Customers stand in a socially distanced line wrapping around the block Thursday to pick up their vegan Thanksgiving orders from 12th Ave’s Plum (Image: CHS)

With officials fearing new momentum in the fall wave of COVID-19 from Thanksgiving gatherings, Public Health has provided the clearest information yet in this “third phase” of the pandemic about how King County and Seattle residents are becoming sick. The answers won’t allay Thanksgiving and holiday fears — and they won’t be easy to address under current restrictrictions and mandates.

In a new report released before the holiday weekend, county health officials said contact tracing shows that most people becoming infected by the virus here since late September are being exposed within their own household. How it is being introduced into the household is a larger, more complicated answer. Officials Wednesday said they don’t have a clear view of how “household” exposures are starting because people are reporting a wide range of contact environments, and often report multiple possible exposures. Contact tracing here has also been complicated by those becoming ill either intentionally or unintentionally providing incomplete tracing information.

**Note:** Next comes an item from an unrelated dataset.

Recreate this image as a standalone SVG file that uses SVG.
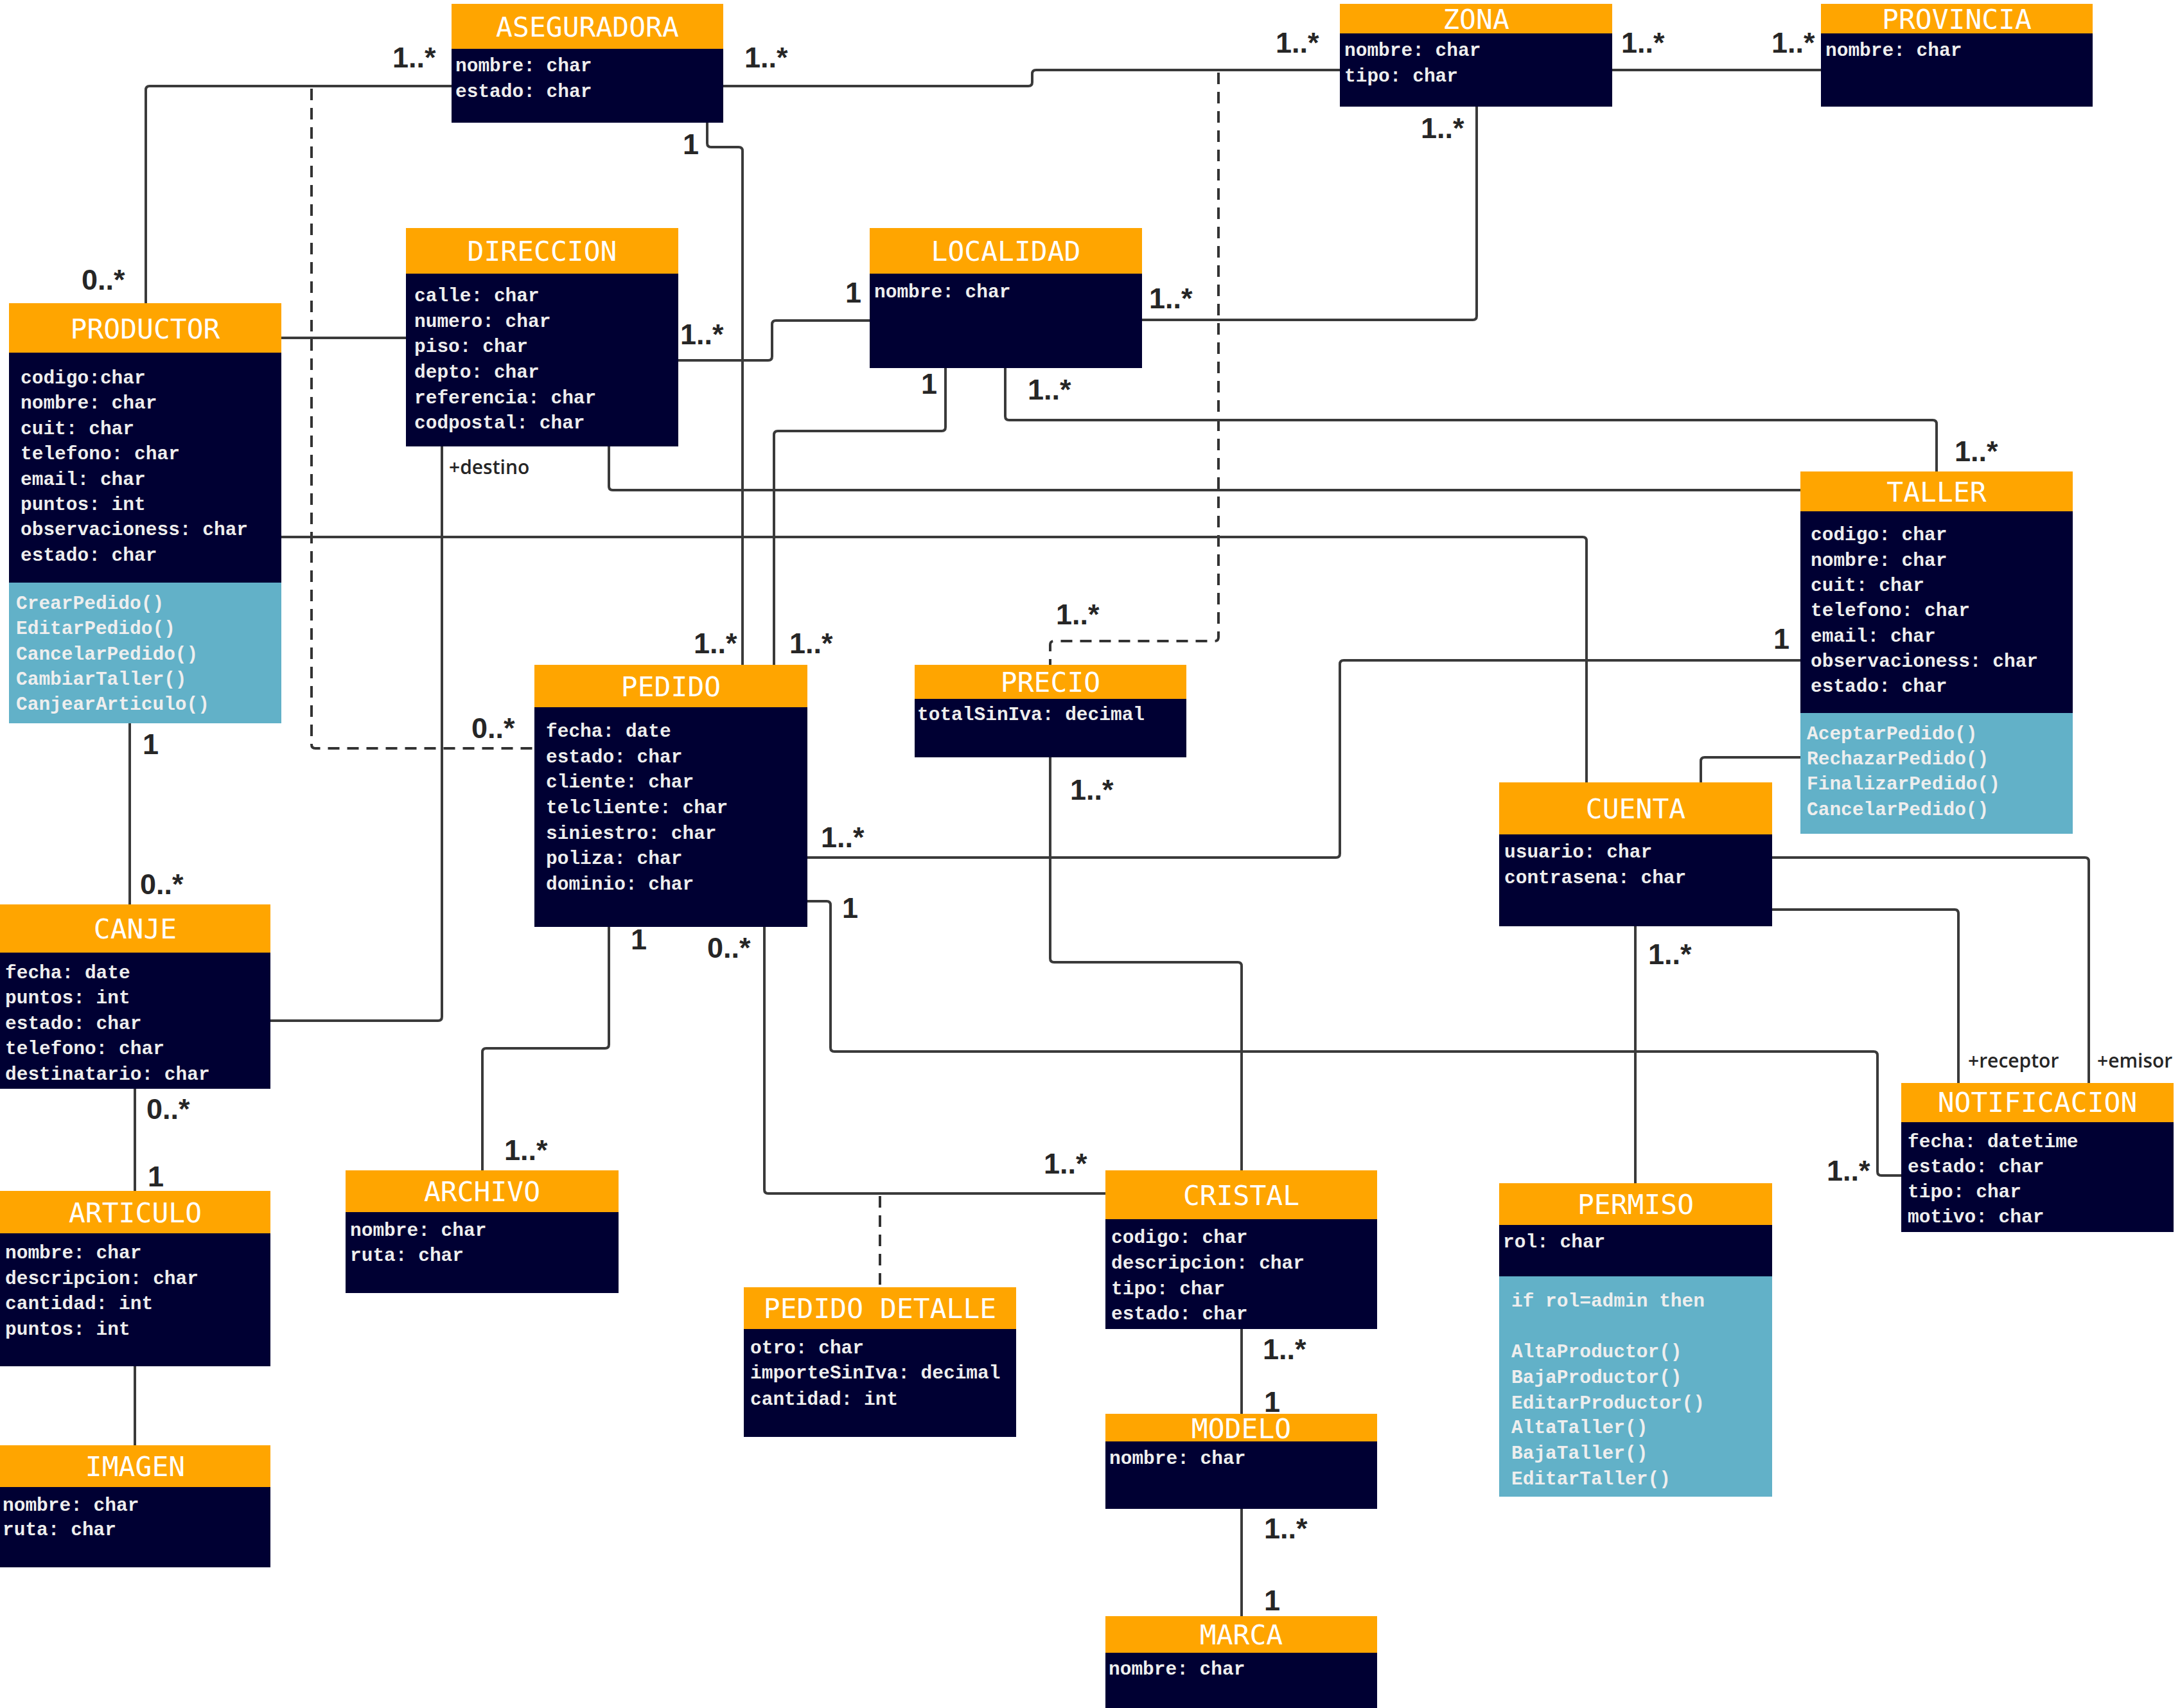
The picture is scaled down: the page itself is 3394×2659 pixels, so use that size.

But given the most recent tracing, the report (PDF) shows the most commonly reported environments after “household” are community and social gatherings followed by “non-healthcare workplace” indicating many people are becoming sick from meeting with people outside their households or going to work. The graph shown here represents categories that may overlap — tracing often shows more than one possible exposure environment — so it’s not as simple as adding “essential worker” to equation to the “non-healthcare workplace” category but it’s clear that employment is a massively important factor in the continued spread of the virus.

Officials said Wednesday these factors are amplified in communities of color where hospitalization and death rates are also higher.

Washington is currently under a month-long lockdown on many business activities and nearly all in-person gathering though many essential employees and those employed in restaurants and retail still continuing to report for in-person work. The restrictions are hoped to be lifted by mid-December if the numbers improve.

That target seems unlikely.

In Seattle, the city’s free testing facilities continue to be busy and wait times have increased. Officials have asked people to avoid seeking tests to allow gathering or travel over the holidays. Gov. Jay Inslee has discouraged travel and asked people who are taking flights to observe 14 days of “self-quarantine” before and after. Meanwhile, new testing partnerships with the city will soon include a “mobile” test site in the Central District and Capitol Hill area.

There is hope. Washington has begun preparing for the arrival of vaccine as part of a “multi-state workgroup.” A vaccine for COVID-19 is expected to begin to be available to the state by mid- to late-December if federal and CDC testing continues as expected. Distribution will likely play out over much of 2021 with priority for health and hospital workers, first responders like police and firefighters, plus highly vulnerable populations and older people and those at high risk.

The path to get there will continue to be devastating though the feared worst economic impacts may be able to be staved off with a successful 2021 deployment of vaccine.

But, now, the spike in new cases continues to crest even as medical leaders across the country wait for what will likely be a new wave of infections. In King County, there are now an average of 676 new cases a day and hospitalizations have begun to tick higher. King County is currently averaging more than 20 new hospitalizations a day and two COVID-19 related deaths. With around a 2% mortality rate, we can expect to see more than a dozen people die a day from the virus here in December.